In 2002, Chris Evans was an up-and-coming young actor who’d made a vivid impression on Millennial viewers by spoofing Ali Larter’s whipped-cream bikini from “Varsity Blues” in “Not Another Teen Movie.” His Jake Wyler was a silly parody of a jock, which maybe wasn’t ideal as a breakthrough performance (in that it could lead to typecasting), but he was already in demand as a TV actor. He’d appeared on the short-lived Fox sitcom “Opposite Sex” with burgeoning stars like Milo Ventimiglia and Allison Mack, in addition to landing guest roles on “The Fugitive” and “Boston Public.” Like every other promising young actor, he just needed to find the role.
When you’re in this acting limbo like this, waiting for the part that may never materialize, you might find yourself ending up in a television pilot that fails to get picked up. This happened to Evans in 2002 when he appeared as a high school student named Adam in a TV rendition of “The Witches of Eastwick.” Based on the dark fantasy novel by John Updike, the material had already proved a big screen success via George Miller’s star-studded 1987 film adaptation. When you’ve got a devilish Jack Nicholson being conjured up by three frustrated single women played by Cher, Michelle Pfeiffer, and Susan Sarandon, you’re going to draw a crowd. But when you slot Jason O’Mara, Marcia Cross, Kelly Rutherford, and Lori Loughlin into those same roles, you’ve got some sellin’ to do.
“Eastwick,” as the TV pilot was dubbed, was set up at Fox, and, alas, the network wasn’t buying it. 24 years later, just about all evidence of its existence has been buried.
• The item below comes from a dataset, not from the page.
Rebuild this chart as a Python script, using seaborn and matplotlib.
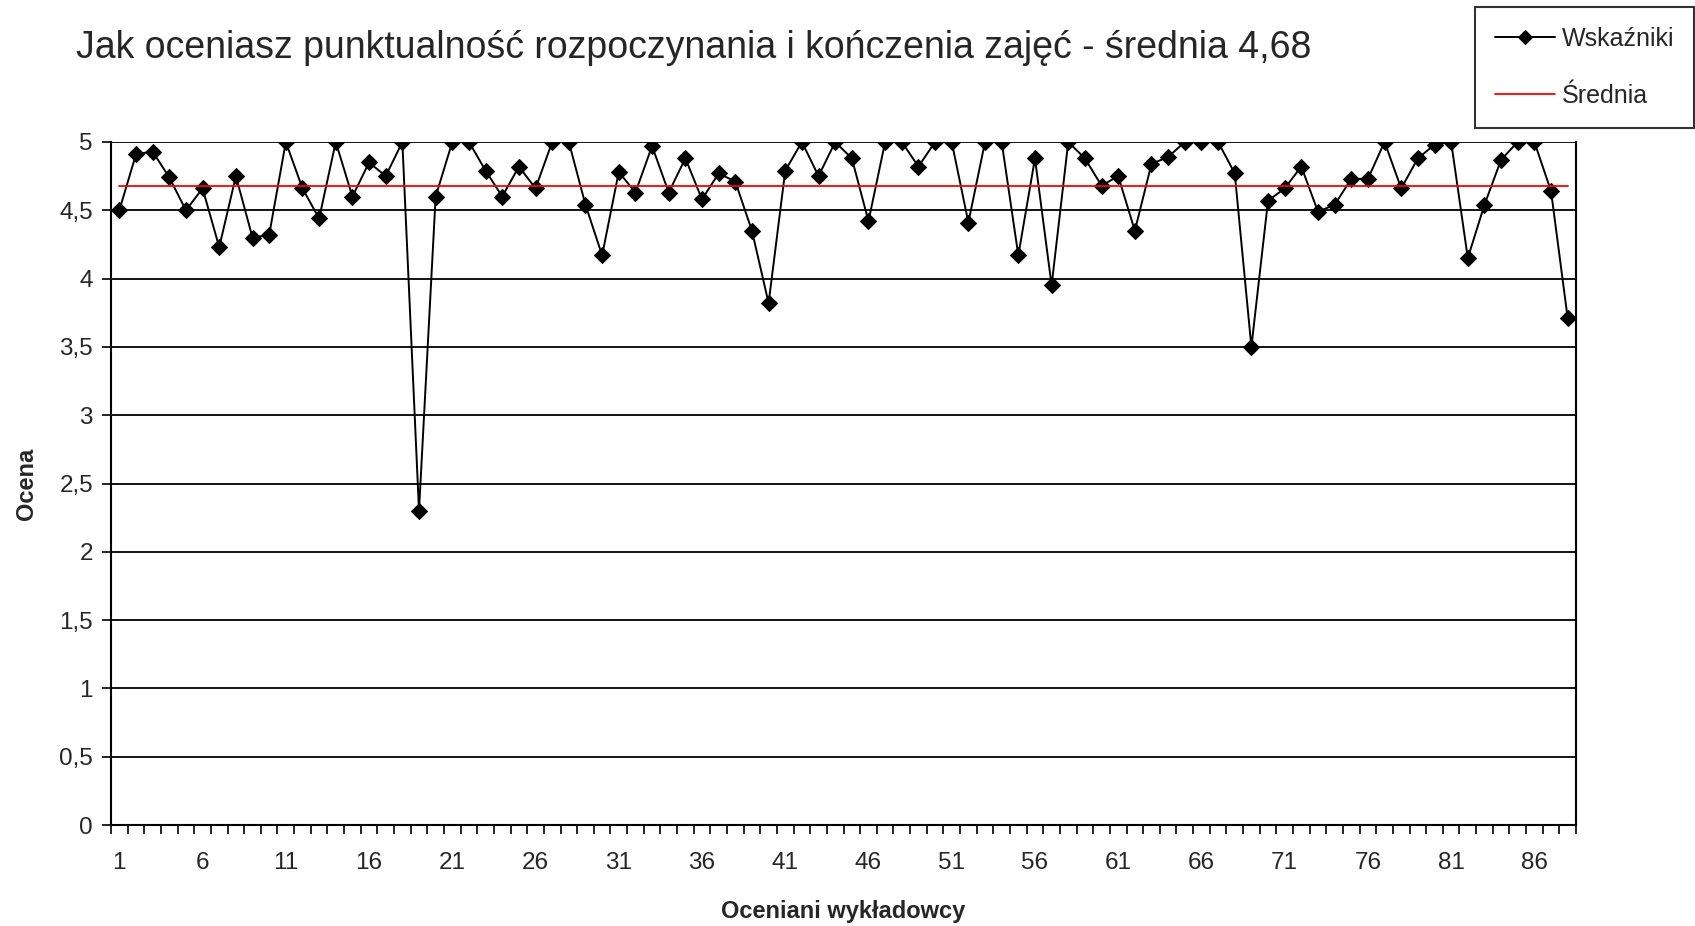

The Witches of Eastwick TV series could’ve pigeonholed Chris Evans as an actor
The “Eastwick” pilot was written by Jon Cowan and Robert L. Rovner, who, like Chris Evans, were just getting their feet wet on television. It was also directed by Primetime Emmy Award-winning “NYPD Blue” veteran Michael M. Robin, which gave it a decent pedigree. Marcia Cross was probably the biggest name in the cast coming off her long run on “Melrose Place,” though Lori Loughlin was well-known for her “Full House” work. Respectively, they took the Susan Sarandon and Michelle Pfeiffer parts, which left poor Kelly Rutherford to measure up to the iconic Cher.
The pilot is nowhere to be found online, so I have no idea what, exactly, went wrong. I also have no idea how Evans fared as Adam. Judging from the publicity stills of him clutching a football, however, the project once again had him playing a jock.
A different iteration of “Eastwick” eventually made it to primetime as a series on ABC in 2009, with Rebecca Romijn, Lindsay Price, and the always delightful Jamie Ray Newman playing the trio of conjurers. Meanwhile, Paul Gross (“Due South”) caught the unenviable task of playing Jack Nicholson’s Daryl Van Horne for the show’s single 13-episode season. Perhaps this is merely a cursed property.
As for Evans, he vaulted to stardom in 2005 as Johnny Storm in “Fantastic Four” (a role he reprised almost 20 years later as a joke in “Deadpool & Wolverine”) and ultimately found his franchise role in 2011 as Captain America. I feel for Evans completists who can’t access his performance as Adam in “Eastwick,” but I’ve got a feeling the actor wouldn’t have it any other way. It’s his “The Day the Clown Cried.”